Breath Of The Wild has a large open world space which at first glance can seem emtpty. Between a handful of small populated areas there are vast plains, mountains and valleys. Other recent open world games like Spider-Man, GTA and Whatchdogs comprise of busy and crowded urban spaces which makes them seem much more dynamic on the surface. But at a closer look, many of the structures in these open worlds are closed off to the player. Most buildings in Spider-Man’s Manhattan or GTA V’s Los Santos are not accessible. This removes freedom from the player: There is a vast open world to explore, but artificial boundaries block the player from entering many areas. Breath Of The Wild handles this differently. Almost all structures and buildings are accessible to the player. When you see it, you can most probably explore it further. There are no artificial barriers, giving the player an integral sense of freedom. Nintendo can achieve this level of freedom because the total amount of structures and buildings that are scattered over Hyrule is relatively small. The in-between spaces connecting the populated areas of Hyrule are not just there to be the canvas for quests and missions to take place in or to be nice-to-look-at scenery for getting from mission A to mission B. In Breath Of The Wild, the journey through Hyrule is an important part of the gameplay.
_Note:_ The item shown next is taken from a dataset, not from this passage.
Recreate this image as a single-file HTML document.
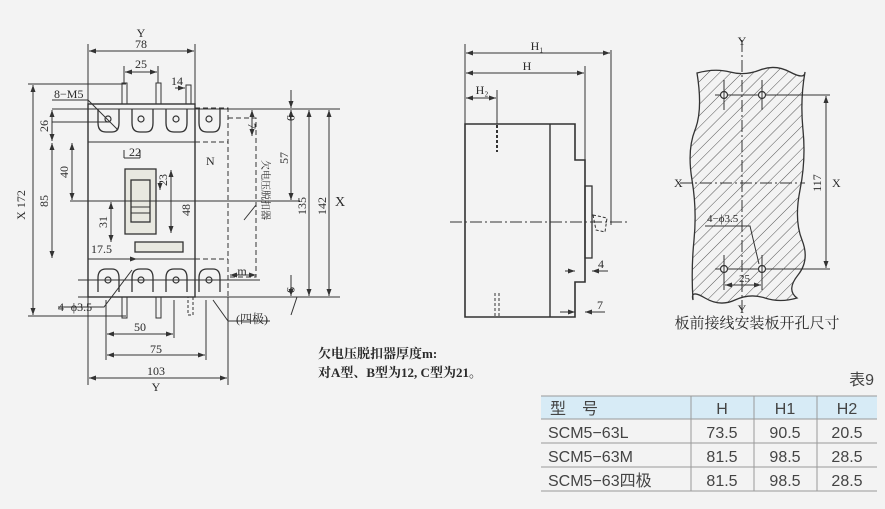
<!DOCTYPE html>
<html><head><meta charset="utf-8"><style>
html,body{margin:0;padding:0;background:#f3f3f3;}
svg{display:block}
text{font-family:"Liberation Serif","Noto Serif CJK SC",serif;fill:#2a2a2a}
.s{font-family:"Liberation Sans","Noto Sans CJK SC",sans-serif;fill:#444}
</style></head><body>
<svg width="885" height="509" viewBox="0 0 885 509" xmlns="http://www.w3.org/2000/svg">
<defs>
<marker id="a" markerWidth="7" markerHeight="5" refX="7" refY="2.5" orient="auto-start-reverse"><path d="M0,0L7,2.5L0,5z" fill="#333"/></marker>
<pattern id="h" width="8" height="8" patternUnits="userSpaceOnUse" patternTransform="rotate(45)"><line x1="0" y1="0" x2="0" y2="8" stroke="#555" stroke-width="1"/></pattern>
</defs>
<g stroke="#333" fill="none" stroke-width="1">
<rect x="88" y="104" width="107" height="193" stroke-width="1.4"/>
<line x1="88" y1="142" x2="195" y2="142"/>
<line x1="88" y1="259" x2="195" y2="259"/>
<path d="M195,108H228V297H195" stroke-dasharray="5,3"/>
<path d="M195,142H228M195,259H228" stroke-dasharray="5,3"/>
<path d="M228,118H256V277H228" stroke-dasharray="5,3"/>
<path d="M256,205L244,220" />
<rect x="125" y="169" width="31" height="65" fill="#e8e8e0" stroke-width="1.3"/>
<rect x="131" y="180" width="19" height="42" stroke-width="1.3"/>
<line x1="131" y1="207" x2="150" y2="207"/><line x1="131" y1="213" x2="150" y2="213"/>
<rect x="135" y="242" width="48" height="10" fill="#e8e8e0" stroke-width="1.3"/>
<g stroke-width="1.3">
<path d="M98,109V123Q98,132 106,132H112Q119,132 119,123V109"/>
<path d="M132,109V123Q132,132 140,132H146Q153,132 153,123V109"/>
<path d="M166,109V123Q166,132 174,132H180Q187,132 187,123V109"/>
<path d="M199,109V123Q199,132 207,132H213Q220,132 220,123V109"/>
<path d="M98,292V278Q98,269 106,269H112Q119,269 119,278V292"/>
<path d="M132,292V278Q132,269 140,269H146Q153,269 153,278V292"/>
<path d="M166,292V278Q166,269 174,269H180Q187,269 187,278V292"/>
<path d="M199,292V278Q199,269 207,269H213Q220,269 220,278V292"/>
</g>
<g stroke-width="1.2">
<circle cx="108" cy="119" r="3"/><circle cx="141" cy="119" r="3"/><circle cx="176" cy="119" r="3"/><circle cx="209" cy="119" r="3"/>
<circle cx="108" cy="280" r="3"/><circle cx="141" cy="280" r="3"/><circle cx="176" cy="280" r="3"/><circle cx="209" cy="280" r="3"/>
</g>
<rect x="122" y="83" width="5" height="21"/><rect x="156" y="83" width="5" height="21"/><rect x="186" y="85" width="5" height="19"/>
<rect x="122" y="297" width="5" height="21"/><rect x="156" y="297" width="5" height="21"/><rect x="188" y="297" width="5" height="18" stroke-dasharray="3,2"/>
<line x1="52" y1="109" x2="340" y2="109"/>
<line x1="52" y1="122" x2="110" y2="122"/>
<line x1="28" y1="84" x2="126" y2="84"/>
<line x1="28" y1="316" x2="126" y2="316"/>
<line x1="70" y1="201" x2="300" y2="201"/>
<line x1="78" y1="297" x2="340" y2="297"/>
<line x1="78" y1="280" x2="260" y2="280"/>
<line x1="88" y1="297" x2="88" y2="385"/><line x1="228" y1="297" x2="228" y2="385"/>
<line x1="106" y1="300" x2="106" y2="360"/><line x1="206" y1="300" x2="206" y2="360"/><line x1="174" y1="300" x2="174" y2="338"/>
<line x1="88" y1="104" x2="88" y2="44"/><line x1="195" y1="104" x2="195" y2="44"/>
<line x1="124" y1="83" x2="124" y2="66"/><line x1="158" y1="83" x2="158" y2="66"/>
<g marker-start="url(#a)" marker-end="url(#a)">
<line x1="89" y1="51" x2="194" y2="51"/>
<line x1="125" y1="72" x2="157" y2="72"/>
<line x1="107" y1="334" x2="173" y2="334"/>
<line x1="107" y1="355" x2="205" y2="355"/>
<line x1="89" y1="378" x2="227" y2="378"/>
<line x1="33" y1="85" x2="33" y2="315"/>
<line x1="52" y1="110" x2="52" y2="141"/>
<line x1="52" y1="143" x2="52" y2="258"/>
<line x1="72" y1="143" x2="72" y2="200"/>
<line x1="111" y1="202" x2="111" y2="242"/>
<line x1="171" y1="170" x2="171" y2="233"/>
<line x1="291" y1="110" x2="291" y2="200"/>
<line x1="309" y1="110" x2="309" y2="296"/>
<line x1="329" y1="110" x2="329" y2="296"/>
<line x1="252" y1="110" x2="252" y2="136"/>
<line x1="230" y1="275" x2="256" y2="275"/>
</g>
<line x1="175" y1="88" x2="185" y2="88" marker-end="url(#a)"/>
<line x1="291" y1="90" x2="291" y2="108" marker-end="url(#a)"/>
<line x1="291" y1="130" x2="291" y2="110" marker-end="url(#a)"/>
<line x1="291" y1="275" x2="291" y2="296" marker-end="url(#a)"/>
<line x1="291" y1="315" x2="297" y2="297"/>
<line x1="160" y1="181" x2="160" y2="190" marker-end="url(#a)"/>
<line x1="125" y1="259" x2="137" y2="259" marker-end="url(#a)"/>
<path d="M52,100H88L118,130"/>
<path d="M58,307H104L132,270"/>
<path d="M228,321H270M228,321L213,300"/>
<path d="M124,158H140M124,158V150M140,158V150"/>
<path d="M465,124H575V160H585V282H575V317H465Z" stroke-width="1.6"/>
<line x1="550" y1="124" x2="550" y2="317" stroke-width="1.4"/>
<rect x="585" y="186" width="7" height="72" stroke-width="1.3"/>
<path d="M593,215L607,218L605,232L596,230Z" stroke-dasharray="3,2"/>
<line x1="450" y1="222" x2="630" y2="222" stroke-dasharray="12,3,2,3"/>
<line x1="465" y1="124" x2="465" y2="44"/><line x1="611" y1="50" x2="611" y2="225"/><line x1="585" y1="160" x2="585" y2="66"/>
<line x1="497" y1="124" x2="497" y2="90"/>
<line x1="497" y1="125" x2="497" y2="152" stroke-dasharray="3,2" stroke-width="2"/>
<line x1="495" y1="293" x2="495" y2="317" stroke-dasharray="3,2"/><line x1="499" y1="293" x2="499" y2="317" stroke-dasharray="3,2"/>
<g marker-start="url(#a)" marker-end="url(#a)">
<line x1="466" y1="53" x2="610" y2="53"/><line x1="466" y1="73" x2="584" y2="73"/><line x1="466" y1="98" x2="496" y2="98"/>
</g>
<line x1="565" y1="271" x2="575" y2="271" marker-end="url(#a)"/><line x1="608" y1="271" x2="592" y2="271" marker-end="url(#a)"/>
<line x1="560" y1="312" x2="575" y2="312" marker-end="url(#a)"/><line x1="605" y1="312" x2="585" y2="312" marker-end="url(#a)"/>
<path d="M697,73Q715,68 730,72T760,70T790,72T805,72Q800,100 803,130T800,190T802,240T798,275T797,298Q780,303 765,298T735,300T705,298T693,300Q691,270 694,240T692,180T695,130T697,73Z" fill="url(#h)" stroke-width="1.3"/>
<line x1="742" y1="40" x2="742" y2="310" stroke-dasharray="12,3,2,3"/>
<line x1="680" y1="183" x2="805" y2="183" stroke-dasharray="12,3,2,3"/>
<line x1="715" y1="95" x2="830" y2="95"/><line x1="715" y1="269" x2="830" y2="269"/>
<line x1="826" y1="96" x2="826" y2="268" marker-start="url(#a)" marker-end="url(#a)"/>
<g fill="#f3f3f3" stroke-width="1.2"><circle cx="724" cy="95" r="3.5"/><circle cx="762" cy="95" r="3.5"/><circle cx="724" cy="269" r="3.5"/><circle cx="762" cy="269" r="3.5"/></g>
<line x1="724" y1="80" x2="724" y2="110"/><line x1="762" y1="80" x2="762" y2="110"/>
<line x1="724" y1="255" x2="724" y2="290"/><line x1="762" y1="255" x2="762" y2="290"/>
<line x1="725" y1="285" x2="761" y2="285" marker-start="url(#a)" marker-end="url(#a)"/>
<path d="M705,226H750L759,264"/>
<rect x="541" y="396" width="336" height="23" fill="#d7ebf6" stroke="none"/>
<g stroke="#999">
<line x1="541" y1="396" x2="877" y2="396"/><line x1="541" y1="419" x2="877" y2="419"/>
<line x1="541" y1="443" x2="877" y2="443"/><line x1="541" y1="467" x2="877" y2="467"/><line x1="541" y1="491" x2="877" y2="491"/>
<line x1="691" y1="396" x2="691" y2="491"/><line x1="754" y1="396" x2="754" y2="491"/><line x1="817" y1="396" x2="817" y2="491"/>
</g>
</g>
<g font-size="12">
<text x="141" y="37" text-anchor="middle">Y</text><text x="141" y="48" text-anchor="middle">78</text>
<text x="141" y="68" text-anchor="middle">25</text><text x="177" y="85" text-anchor="middle">14</text>
<text x="54" y="98">8−M5</text>
<text x="129" y="156">22</text>
<text x="206" y="165">N</text>
<text x="91" y="253">17.5</text>
<text x="58" y="311">4−ϕ3.5</text>
<text x="140" y="331" text-anchor="middle">50</text>
<text x="156" y="353" text-anchor="middle">75</text>
<text x="156" y="375" text-anchor="middle">103</text>
<text x="156" y="391" text-anchor="middle">Y</text>
<text x="236" y="323">(四极)</text>
<text x="242" y="275" text-anchor="middle">m</text>
<text x="335" y="206" font-size="14">X</text>
<text transform="translate(25,205) rotate(-90)" text-anchor="middle">X 172</text>
<text transform="translate(48,126) rotate(-90)" text-anchor="middle">26</text>
<text transform="translate(48,201) rotate(-90)" text-anchor="middle">85</text>
<text transform="translate(68,172) rotate(-90)" text-anchor="middle">40</text>
<text transform="translate(107,222) rotate(-90)" text-anchor="middle">31</text>
<text transform="translate(167,180) rotate(-90)" text-anchor="middle">23</text>
<text transform="translate(190,210) rotate(-90)" text-anchor="middle">48</text>
<text transform="translate(287,118) rotate(90)" text-anchor="middle">9</text>
<text transform="translate(248,126) rotate(90)" text-anchor="middle">7</text>
<text transform="translate(288,158) rotate(-90)" text-anchor="middle">57</text>
<text transform="translate(306,206) rotate(-90)" text-anchor="middle">135</text>
<text transform="translate(326,206) rotate(-90)" text-anchor="middle">142</text>
<text transform="translate(287,290) rotate(90)" text-anchor="middle">9</text>
<text transform="translate(262,190) rotate(90)" text-anchor="middle" font-size="10">欠电压脱扣器</text>
</g>
<g font-size="12">
<text x="537" y="50" text-anchor="middle">H₁</text><text x="527" y="70" text-anchor="middle">H</text>
<text x="482" y="94" text-anchor="middle">H₂</text>
<text x="598" y="268">4</text><text x="597" y="309">7</text>
</g>
<g font-size="12">
<text x="742" y="45" text-anchor="middle">Y</text><text x="742" y="313" text-anchor="middle">Y</text>
<text x="674" y="187">X</text><text x="832" y="187">X</text>
<text transform="translate(821,183) rotate(-90)" text-anchor="middle">117</text>
<text x="707" y="222" font-size="11">4−ϕ3.5</text>
<text x="739" y="282" font-size="11">25</text>
<text x="757" y="328" text-anchor="middle" font-size="15">板前接线安装板开孔尺寸</text>
</g>
<text x="318" y="358" font-size="13" font-weight="bold">欠电压脱扣器厚度m:</text>
<text x="318" y="377" font-size="13" font-weight="bold">对A型、B型为12, C型为21。</text>
<g class="s" font-size="16">
<text class="s" x="874" y="385" text-anchor="end">表9</text>
<text class="s" x="550" y="414">型　号</text>
<text class="s" x="722" y="414" text-anchor="middle">H</text>
<text class="s" x="785" y="414" text-anchor="middle">H1</text>
<text class="s" x="847" y="414" text-anchor="middle">H2</text>
<text class="s" x="548" y="438">SCM5−63L</text>
<text class="s" x="548" y="462">SCM5−63M</text>
<text class="s" x="548" y="486">SCM5−63四极</text>
<text class="s" x="722" y="438" text-anchor="middle">73.5</text><text class="s" x="785" y="438" text-anchor="middle">90.5</text><text class="s" x="847" y="438" text-anchor="middle">20.5</text>
<text class="s" x="722" y="462" text-anchor="middle">81.5</text><text class="s" x="785" y="462" text-anchor="middle">98.5</text><text class="s" x="847" y="462" text-anchor="middle">28.5</text>
<text class="s" x="722" y="486" text-anchor="middle">81.5</text><text class="s" x="785" y="486" text-anchor="middle">98.5</text><text class="s" x="847" y="486" text-anchor="middle">28.5</text>
</g>
</svg>
</body></html>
On the way, players can always happen upon new objectives and things to do. Discovering points of interest like shrines and towers, getting quests from NPCs that travel around Hyrule just like Link does and exploring ancient structures are all things that come to the player naturally through discovery. Journey and travel are not just means to an end like getting to the next objective but an organic and dynamic way to progress in the game. Some of this in-between space is sparse and bland, both in lack of objects, complex terrain and in color, with large stretches of terrain often having blue, grey and green textures. This blandness could be connected to the technical limitations of the Nintendo Switch console, but it also gives a contrast to the more interesting areas of Hyrule that incorporate progress-relevant locations, often accompanied by complex structures and bright colors.
The Legend Of Zelda: Beath Of The Wild pushes the open world genre further than any other game in recent years. While the genre’s other pioneer series Assassins Creed tries to innovate in narrative structre, like in its latest installment Odyssey, Nintendo’s title uses the open world features to its full potential. Progression in the game is mainly initiated through exploration of the game world which makes the player’s journey in Breath Of The Wild feel dynamic and natural. Through visual queues and the design of the game world itself, the player organically happens upon things to do in the world to progress. As Eiji Aonuma, one of the creators of the Legend Of Zelda series said in an interview, the question the creators of a Zelda game ask themselves is “‘What kind of game play should we focus on?’ rather than ‘What kind of story should we write?’” (Hyrule Historia, p. 238). For Breath Of The Wild, the game’s creators very well answered the question How can we make exploring a vast 3D open world fun?